start

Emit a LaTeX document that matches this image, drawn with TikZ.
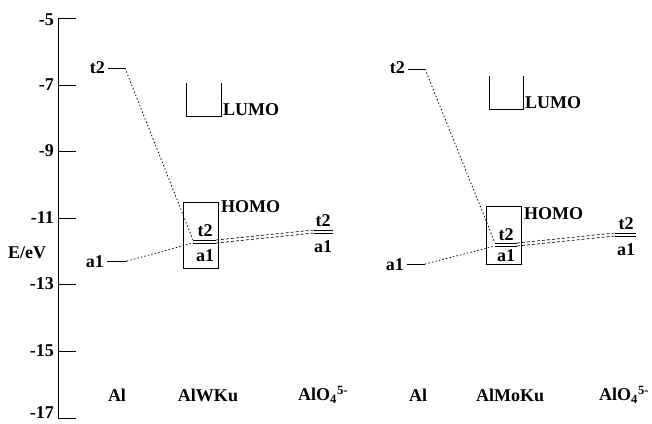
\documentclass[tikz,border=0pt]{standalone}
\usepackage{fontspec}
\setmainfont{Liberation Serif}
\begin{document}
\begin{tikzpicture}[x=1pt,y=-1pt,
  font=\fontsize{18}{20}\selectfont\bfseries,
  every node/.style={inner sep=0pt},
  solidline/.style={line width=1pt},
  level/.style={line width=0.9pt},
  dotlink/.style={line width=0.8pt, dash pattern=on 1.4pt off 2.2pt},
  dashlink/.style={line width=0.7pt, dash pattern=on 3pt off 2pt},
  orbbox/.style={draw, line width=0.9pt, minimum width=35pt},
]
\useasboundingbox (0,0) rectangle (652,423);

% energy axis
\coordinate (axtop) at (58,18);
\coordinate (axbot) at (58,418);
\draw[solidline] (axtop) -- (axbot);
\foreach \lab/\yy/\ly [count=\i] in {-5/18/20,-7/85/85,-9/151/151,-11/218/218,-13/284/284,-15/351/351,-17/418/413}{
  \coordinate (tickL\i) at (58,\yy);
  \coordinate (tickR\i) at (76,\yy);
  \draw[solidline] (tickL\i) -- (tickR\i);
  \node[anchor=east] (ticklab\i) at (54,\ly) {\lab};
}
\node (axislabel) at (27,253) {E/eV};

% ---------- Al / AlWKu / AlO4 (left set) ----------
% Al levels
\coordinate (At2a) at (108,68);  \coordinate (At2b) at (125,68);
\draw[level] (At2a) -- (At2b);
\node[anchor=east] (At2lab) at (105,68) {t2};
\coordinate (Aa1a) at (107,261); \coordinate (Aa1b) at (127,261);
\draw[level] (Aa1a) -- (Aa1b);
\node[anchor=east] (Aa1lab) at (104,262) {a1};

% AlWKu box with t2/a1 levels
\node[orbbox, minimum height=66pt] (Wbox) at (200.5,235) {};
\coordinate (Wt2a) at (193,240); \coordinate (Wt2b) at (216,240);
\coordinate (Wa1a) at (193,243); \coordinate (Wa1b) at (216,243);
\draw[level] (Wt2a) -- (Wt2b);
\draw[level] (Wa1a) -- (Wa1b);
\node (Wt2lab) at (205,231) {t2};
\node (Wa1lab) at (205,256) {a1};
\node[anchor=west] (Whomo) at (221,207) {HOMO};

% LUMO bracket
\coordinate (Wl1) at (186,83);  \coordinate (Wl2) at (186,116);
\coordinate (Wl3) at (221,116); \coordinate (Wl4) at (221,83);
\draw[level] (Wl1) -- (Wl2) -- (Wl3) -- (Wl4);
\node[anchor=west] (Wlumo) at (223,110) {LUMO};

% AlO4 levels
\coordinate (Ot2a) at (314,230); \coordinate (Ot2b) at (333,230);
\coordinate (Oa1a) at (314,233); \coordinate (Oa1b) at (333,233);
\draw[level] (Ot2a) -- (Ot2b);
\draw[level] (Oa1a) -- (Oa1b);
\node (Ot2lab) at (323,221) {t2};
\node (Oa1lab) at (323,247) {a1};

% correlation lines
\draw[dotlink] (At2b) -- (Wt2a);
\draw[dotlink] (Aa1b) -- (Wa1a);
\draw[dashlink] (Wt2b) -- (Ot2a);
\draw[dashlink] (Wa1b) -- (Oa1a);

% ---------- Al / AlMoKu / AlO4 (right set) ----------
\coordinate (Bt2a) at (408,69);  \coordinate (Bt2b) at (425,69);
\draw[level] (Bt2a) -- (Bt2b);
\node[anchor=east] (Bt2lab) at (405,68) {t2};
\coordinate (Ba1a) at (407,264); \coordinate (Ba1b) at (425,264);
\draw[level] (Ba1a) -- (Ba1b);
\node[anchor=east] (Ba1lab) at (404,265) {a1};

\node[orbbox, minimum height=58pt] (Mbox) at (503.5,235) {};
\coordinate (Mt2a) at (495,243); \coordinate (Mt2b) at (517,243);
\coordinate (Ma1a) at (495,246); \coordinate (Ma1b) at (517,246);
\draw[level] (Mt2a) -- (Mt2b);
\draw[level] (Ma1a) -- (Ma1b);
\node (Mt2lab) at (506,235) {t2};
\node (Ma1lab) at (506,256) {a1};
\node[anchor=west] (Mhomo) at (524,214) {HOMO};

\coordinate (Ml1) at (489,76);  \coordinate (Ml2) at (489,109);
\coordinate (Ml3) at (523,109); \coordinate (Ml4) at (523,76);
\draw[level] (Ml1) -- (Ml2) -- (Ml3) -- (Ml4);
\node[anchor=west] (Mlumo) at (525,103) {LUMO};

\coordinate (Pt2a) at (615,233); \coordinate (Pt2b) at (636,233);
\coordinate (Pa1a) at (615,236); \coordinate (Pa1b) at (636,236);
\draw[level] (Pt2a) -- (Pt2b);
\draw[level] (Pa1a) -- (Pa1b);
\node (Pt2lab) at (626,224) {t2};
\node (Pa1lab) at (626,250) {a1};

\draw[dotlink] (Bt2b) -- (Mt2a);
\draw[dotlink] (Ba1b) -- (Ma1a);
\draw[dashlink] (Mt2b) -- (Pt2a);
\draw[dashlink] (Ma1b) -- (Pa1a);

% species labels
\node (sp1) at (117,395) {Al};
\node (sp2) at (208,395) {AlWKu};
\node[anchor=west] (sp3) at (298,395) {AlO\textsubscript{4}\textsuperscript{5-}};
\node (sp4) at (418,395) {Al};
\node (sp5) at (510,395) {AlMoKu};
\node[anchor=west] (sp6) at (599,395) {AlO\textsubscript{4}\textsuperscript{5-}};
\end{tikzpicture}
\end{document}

end

Task description
Extract the full listing exactly, with the pictures left out.

Answer to this problem
Emit a LaTeX document that matches this image, drawn with TikZ.
\documentclass[tikz,border=0pt]{standalone}
\usepackage{fontspec}
\setmainfont{Liberation Serif}
\begin{document}
\begin{tikzpicture}[x=1pt,y=-1pt,
  font=\fontsize{18}{20}\selectfont\bfseries,
  every node/.style={inner sep=0pt},
  solidline/.style={line width=1pt},
  level/.style={line width=0.9pt},
  dotlink/.style={line width=0.8pt, dash pattern=on 1.4pt off 2.2pt},
  dashlink/.style={line width=0.7pt, dash pattern=on 3pt off 2pt},
  orbbox/.style={draw, line width=0.9pt, minimum width=35pt},
]
\useasboundingbox (0,0) rectangle (652,423);

% energy axis
\coordinate (axtop) at (58,18);
\coordinate (axbot) at (58,418);
\draw[solidline] (axtop) -- (axbot);
\foreach \lab/\yy/\ly [count=\i] in {-5/18/20,-7/85/85,-9/151/151,-11/218/218,-13/284/284,-15/351/351,-17/418/413}{
  \coordinate (tickL\i) at (58,\yy);
  \coordinate (tickR\i) at (76,\yy);
  \draw[solidline] (tickL\i) -- (tickR\i);
  \node[anchor=east] (ticklab\i) at (54,\ly) {\lab};
}
\node (axislabel) at (27,253) {E/eV};

% ---------- Al / AlWKu / AlO4 (left set) ----------
% Al levels
\coordinate (At2a) at (108,68);  \coordinate (At2b) at (125,68);
\draw[level] (At2a) -- (At2b);
\node[anchor=east] (At2lab) at (105,68) {t2};
\coordinate (Aa1a) at (107,261); \coordinate (Aa1b) at (127,261);
\draw[level] (Aa1a) -- (Aa1b);
\node[anchor=east] (Aa1lab) at (104,262) {a1};

% AlWKu box with t2/a1 levels
\node[orbbox, minimum height=66pt] (Wbox) at (200.5,235) {};
\coordinate (Wt2a) at (193,240); \coordinate (Wt2b) at (216,240);
\coordinate (Wa1a) at (193,243); \coordinate (Wa1b) at (216,243);
\draw[level] (Wt2a) -- (Wt2b);
\draw[level] (Wa1a) -- (Wa1b);
\node (Wt2lab) at (205,231) {t2};
\node (Wa1lab) at (205,256) {a1};
\node[anchor=west] (Whomo) at (221,207) {HOMO};

% LUMO bracket
\coordinate (Wl1) at (186,83);  \coordinate (Wl2) at (186,116);
\coordinate (Wl3) at (221,116); \coordinate (Wl4) at (221,83);
\draw[level] (Wl1) -- (Wl2) -- (Wl3) -- (Wl4);
\node[anchor=west] (Wlumo) at (223,110) {LUMO};

% AlO4 levels
\coordinate (Ot2a) at (314,230); \coordinate (Ot2b) at (333,230);
\coordinate (Oa1a) at (314,233); \coordinate (Oa1b) at (333,233);
\draw[level] (Ot2a) -- (Ot2b);
\draw[level] (Oa1a) -- (Oa1b);
\node (Ot2lab) at (323,221) {t2};
\node (Oa1lab) at (323,247) {a1};

% correlation lines
\draw[dotlink] (At2b) -- (Wt2a);
\draw[dotlink] (Aa1b) -- (Wa1a);
\draw[dashlink] (Wt2b) -- (Ot2a);
\draw[dashlink] (Wa1b) -- (Oa1a);

% ---------- Al / AlMoKu / AlO4 (right set) ----------
\coordinate (Bt2a) at (408,69);  \coordinate (Bt2b) at (425,69);
\draw[level] (Bt2a) -- (Bt2b);
\node[anchor=east] (Bt2lab) at (405,68) {t2};
\coordinate (Ba1a) at (407,264); \coordinate (Ba1b) at (425,264);
\draw[level] (Ba1a) -- (Ba1b);
\node[anchor=east] (Ba1lab) at (404,265) {a1};

\node[orbbox, minimum height=58pt] (Mbox) at (503.5,235) {};
\coordinate (Mt2a) at (495,243); \coordinate (Mt2b) at (517,243);
\coordinate (Ma1a) at (495,246); \coordinate (Ma1b) at (517,246);
\draw[level] (Mt2a) -- (Mt2b);
\draw[level] (Ma1a) -- (Ma1b);
\node (Mt2lab) at (506,235) {t2};
\node (Ma1lab) at (506,256) {a1};
\node[anchor=west] (Mhomo) at (524,214) {HOMO};

\coordinate (Ml1) at (489,76);  \coordinate (Ml2) at (489,109);
\coordinate (Ml3) at (523,109); \coordinate (Ml4) at (523,76);
\draw[level] (Ml1) -- (Ml2) -- (Ml3) -- (Ml4);
\node[anchor=west] (Mlumo) at (525,103) {LUMO};

\coordinate (Pt2a) at (615,233); \coordinate (Pt2b) at (636,233);
\coordinate (Pa1a) at (615,236); \coordinate (Pa1b) at (636,236);
\draw[level] (Pt2a) -- (Pt2b);
\draw[level] (Pa1a) -- (Pa1b);
\node (Pt2lab) at (626,224) {t2};
\node (Pa1lab) at (626,250) {a1};

\draw[dotlink] (Bt2b) -- (Mt2a);
\draw[dotlink] (Ba1b) -- (Ma1a);
\draw[dashlink] (Mt2b) -- (Pt2a);
\draw[dashlink] (Ma1b) -- (Pa1a);

% species labels
\node (sp1) at (117,395) {Al};
\node (sp2) at (208,395) {AlWKu};
\node[anchor=west] (sp3) at (298,395) {AlO\textsubscript{4}\textsuperscript{5-}};
\node (sp4) at (418,395) {Al};
\node (sp5) at (510,395) {AlMoKu};
\node[anchor=west] (sp6) at (599,395) {AlO\textsubscript{4}\textsuperscript{5-}};
\end{tikzpicture}
\end{document}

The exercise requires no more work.